BRENNAN J: Well, you only need transition provisions when

you are exercising legislative power, do you not?

MR ELLICOTT:  Your Honours, I wonder if the principle that

one is dealing with does really get beyond this

sort of statement. Your Honours are very familiar

with it. Can I just read it? It is from West Ham

v Edmonton Union:

Great importance is to be attached to old authorities, on the strength of which many transactions may have been adjusted and rights

determined. But where they are plainly wrong,

and especially where the subsequent course of

judicial decisions has disclosed weakness in

the reasoning on which they were based, and

practical injustice in the consequences that

must flow from them, I consider it is the duty

of this House to overrule them, if it has not

lost the right to do so -

Miller(2) 236 11/4/91

but that does not apply to this Court.

BRENNAN J: Well you do not need to go back further than

John's case, do you?

MR ELLICOTT:  No, Your Honour. But that proposition, which

I picked up hurriedly as I came into Court this morning, is well established and can be found

throughout numbers of cases and John's case, of

course, is another instance of it in its

relationship to Curran's case.

So, Your Honours, it is not for me to say that

Your Honours cannot legislate, of course - cannot

declare prospectively - but I would submit that it

is very doubtful whether the Court can.
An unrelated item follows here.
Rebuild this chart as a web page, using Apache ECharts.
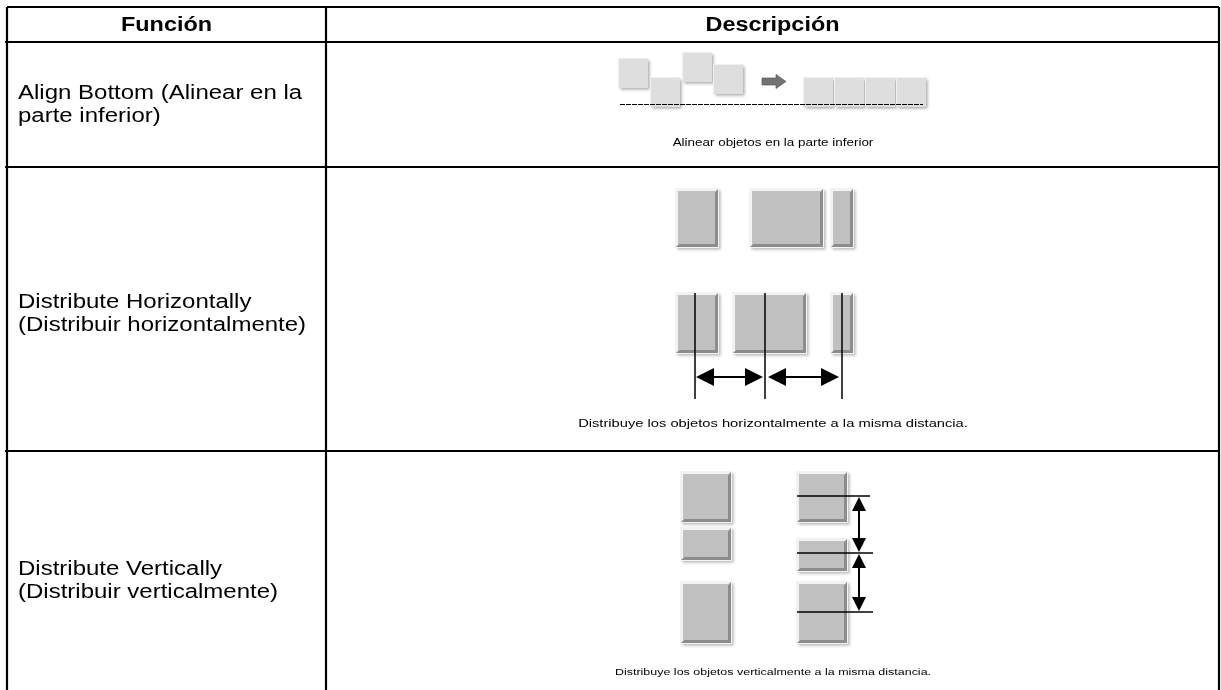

It seems,

I would submit, to be inconsistent with past

notions of the role of this Court and what it can

do. The idea may have developed in the United

States, I do not know, but all things that come out of the United States Supreme Court are not

necessarily to be applied to this Court and I would

submit that the Court is better served by following

the other approach and in this case, having made up

its mind that Breavington is the rule and that the

rule applies in this case, that that then becomes

the law so far as statute of limitations are

concerned and let the burden fall wherever it may

fall. Those are my submissions, Your Honours.

MASON CJ: Yes, thank you, Mr Ellicott. The Court will

consider its decision in this matter.